6.1 Constraints and limitations

Further research is needed to thoroughly assess the limitations and benefits of online learning experiences for elementary students. In our study design, we chose a self-paced course structure, allowing students ample time to complete each question. While this approach provided valuable data, some students spent excessive time on the math lesson, which may have impacted their learning in other subject areas. This survey analysis represents the initial step in a multi-year project to identify motivational and design factors affecting student engagement. Future research will include a log analysis for more precise engagement measures like time on task, course participation rates, assignments, and math accuracy. We plan to conduct a quasi-experimental study comparing students' situational interest, user experience, and engagement in a fully online versus blended learning course. Future studies will adopt a multi-modal approach, combining self-report data, open-ended questions, and clickstream learning analytics for comprehensive reporting. Although our specific study didn't explore treatment conditions between student groups, it is part of a broader research program investigating how relational reasoning and teaching with analogies enhance children’s math outcomes, and promotes higher-order thinking.
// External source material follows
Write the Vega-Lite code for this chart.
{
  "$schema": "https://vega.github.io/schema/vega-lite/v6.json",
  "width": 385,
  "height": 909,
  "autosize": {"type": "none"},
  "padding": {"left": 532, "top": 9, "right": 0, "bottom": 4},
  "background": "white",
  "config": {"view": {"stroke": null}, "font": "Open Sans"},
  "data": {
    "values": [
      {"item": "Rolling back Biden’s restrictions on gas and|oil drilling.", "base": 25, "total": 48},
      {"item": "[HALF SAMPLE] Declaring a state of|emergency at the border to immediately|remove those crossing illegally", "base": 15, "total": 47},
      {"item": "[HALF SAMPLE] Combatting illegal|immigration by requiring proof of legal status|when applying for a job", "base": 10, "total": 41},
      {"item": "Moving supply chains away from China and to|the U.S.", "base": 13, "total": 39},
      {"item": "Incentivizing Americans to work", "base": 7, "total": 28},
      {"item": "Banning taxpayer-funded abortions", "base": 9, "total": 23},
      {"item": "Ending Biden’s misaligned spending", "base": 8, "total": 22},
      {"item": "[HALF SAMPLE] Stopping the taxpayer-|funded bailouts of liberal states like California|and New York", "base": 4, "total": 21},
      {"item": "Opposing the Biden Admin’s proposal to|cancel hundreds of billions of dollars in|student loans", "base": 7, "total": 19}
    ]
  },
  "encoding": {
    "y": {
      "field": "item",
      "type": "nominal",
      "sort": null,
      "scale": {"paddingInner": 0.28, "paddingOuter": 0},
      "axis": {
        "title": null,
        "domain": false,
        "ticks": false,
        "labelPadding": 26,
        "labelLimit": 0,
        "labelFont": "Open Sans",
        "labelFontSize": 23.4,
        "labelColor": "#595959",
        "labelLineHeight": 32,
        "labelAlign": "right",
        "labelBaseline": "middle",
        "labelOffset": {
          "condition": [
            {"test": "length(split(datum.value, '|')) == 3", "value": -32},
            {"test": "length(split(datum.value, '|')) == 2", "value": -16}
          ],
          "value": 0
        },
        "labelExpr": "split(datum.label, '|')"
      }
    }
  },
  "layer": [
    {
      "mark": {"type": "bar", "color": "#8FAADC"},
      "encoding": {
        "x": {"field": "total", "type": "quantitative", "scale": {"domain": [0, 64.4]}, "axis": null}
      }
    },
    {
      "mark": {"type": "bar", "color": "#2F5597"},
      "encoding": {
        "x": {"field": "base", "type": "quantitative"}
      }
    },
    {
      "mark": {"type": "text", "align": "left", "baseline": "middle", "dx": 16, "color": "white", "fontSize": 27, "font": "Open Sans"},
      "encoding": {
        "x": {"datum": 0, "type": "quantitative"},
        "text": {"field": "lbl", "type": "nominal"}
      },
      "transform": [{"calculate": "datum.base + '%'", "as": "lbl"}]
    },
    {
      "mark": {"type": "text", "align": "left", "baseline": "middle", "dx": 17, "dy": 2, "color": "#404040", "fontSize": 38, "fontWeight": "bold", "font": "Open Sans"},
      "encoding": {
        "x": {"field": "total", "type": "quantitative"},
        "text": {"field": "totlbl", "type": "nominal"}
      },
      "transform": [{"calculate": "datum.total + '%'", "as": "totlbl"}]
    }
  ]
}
This ongoing research aims to contribute to the field of learning experience design and its impact on student learning outcomes with educational technologies.

6.2 Conclusion

In summary, this study illuminates the complex interrelationship among user experience, situational interest, mind-wandering, and online engagement within an online math course. It underscores the significance of the theoretical foundations and practical ramifications for design choices in enhancing children's motivation, cognition, and behavior in the context of online education.
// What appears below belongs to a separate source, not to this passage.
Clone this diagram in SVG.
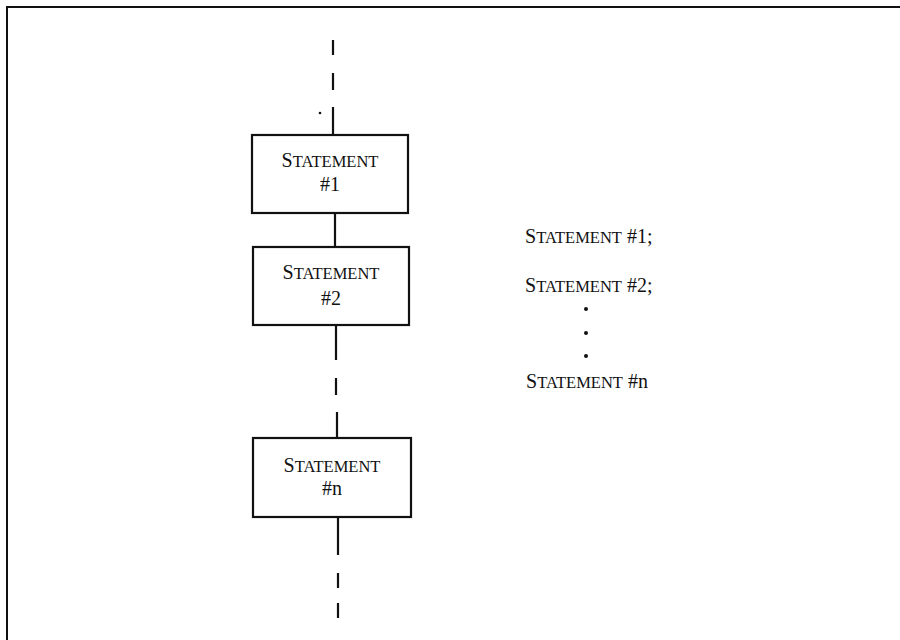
<svg xmlns="http://www.w3.org/2000/svg" width="900" height="640" viewBox="0 0 900 640">
<style>
.box{fill:#fff;stroke:#111;stroke-width:2.2}
.ln{stroke:#111;stroke-width:2.2;fill:none}
.t{font-family:"Liberation Serif","Times New Roman",serif;font-size:20px;fill:#111}
.sc{font-size:16.5px}
.c{text-anchor:middle}
</style>
<rect width="900" height="640" fill="#fff"/>
<path d="M7,640 V7 H900" fill="none" stroke="#111" stroke-width="2"/>
<g id="connectors">
<line class="ln" x1="333" y1="40" x2="333" y2="55"/>
<line class="ln" x1="333" y1="73" x2="333" y2="90"/>
<line class="ln" x1="333" y1="107" x2="333" y2="135"/>
<line class="ln" x1="335" y1="213" x2="335" y2="247"/>
<line class="ln" x1="336" y1="325" x2="336" y2="360"/>
<line class="ln" x1="336" y1="378" x2="336" y2="395"/>
<line class="ln" x1="337" y1="412" x2="337" y2="438"/>
<line class="ln" x1="338" y1="517" x2="338" y2="555"/>
<line class="ln" x1="338" y1="573" x2="338" y2="588"/>
<line class="ln" x1="338" y1="603" x2="338" y2="618"/>
</g>
<circle cx="320" cy="113" r="1.3" fill="#111"/>
<g id="stmt1">
<rect class="box" x="252" y="135" width="156" height="78"/>
<text class="t c" x="330" y="167">S<tspan class="sc">TATEMENT</tspan></text>
<text class="t c" x="330" y="191">#1</text>
</g>
<g id="stmt2">
<rect class="box" x="253" y="247" width="156" height="78"/>
<text class="t c" x="331" y="279">S<tspan class="sc">TATEMENT</tspan></text>
<text class="t c" x="331" y="305">#2</text>
</g>
<g id="stmtn">
<rect class="box" x="253" y="438" width="158" height="79"/>
<text class="t c" x="332" y="472">S<tspan class="sc">TATEMENT</tspan></text>
<text class="t c" x="332" y="495">#n</text>
</g>
<g id="code">
<text class="t" x="525" y="243">S<tspan class="sc">TATEMENT</tspan> #1;</text>
<text class="t" x="525" y="292">S<tspan class="sc">TATEMENT</tspan> #2;</text>
<circle cx="586" cy="309" r="2" fill="#111"/>
<circle cx="586" cy="333" r="2" fill="#111"/>
<circle cx="586" cy="356" r="2" fill="#111"/>
<text class="t" x="526" y="388">S<tspan class="sc">TATEMENT</tspan> #n</text>
</g>
</svg>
Given the differentiation between emergency remote online learning and the firmly established foundations characterizing evidence-based pedagogical online courses, this study presents an unique prospect for scholarly investigation. It specifically offers an exceptional avenue to engage in rigorous research endeavors, with a primary focus on elucidating strategies through which instructors can thoughtfully enhance their facilitation of support for students' learning experiences within the realm of online learning modalities. Results revealed that students' engagement is influenced by their user experience on the learning platform, as well as situational interests and mind-wandering. These findings highlight the importance of considering Learning Experience Design (LXD) principles to positively impact students' mind-wandering and engagement while learning online. Additionally, this research contributes to clarifying learning theories with educational technologies and provides specific design factors that explain how increases in students' user experience and situational interest can lead to reduced mind-wandering and improved online engagement. Moreover, it enhances our understanding of the mechanistic relationships inherent in students' learning experiences during emergency remote distance learning. This lays the groundwork for future inquiries that seek to incorporate Learning Experience Design (LXD) principles into the educational landscape now that students have returned to synchronous classrooms, but this also informs preparations in the event of such future disruptions. As the educational paradigm continues to evolve, this study provides valuable perspectives on LXD as a viable pedagogical framework, offering design elements that can be readily employed across diverse learning modes to promptly bolster elementary mathematics education.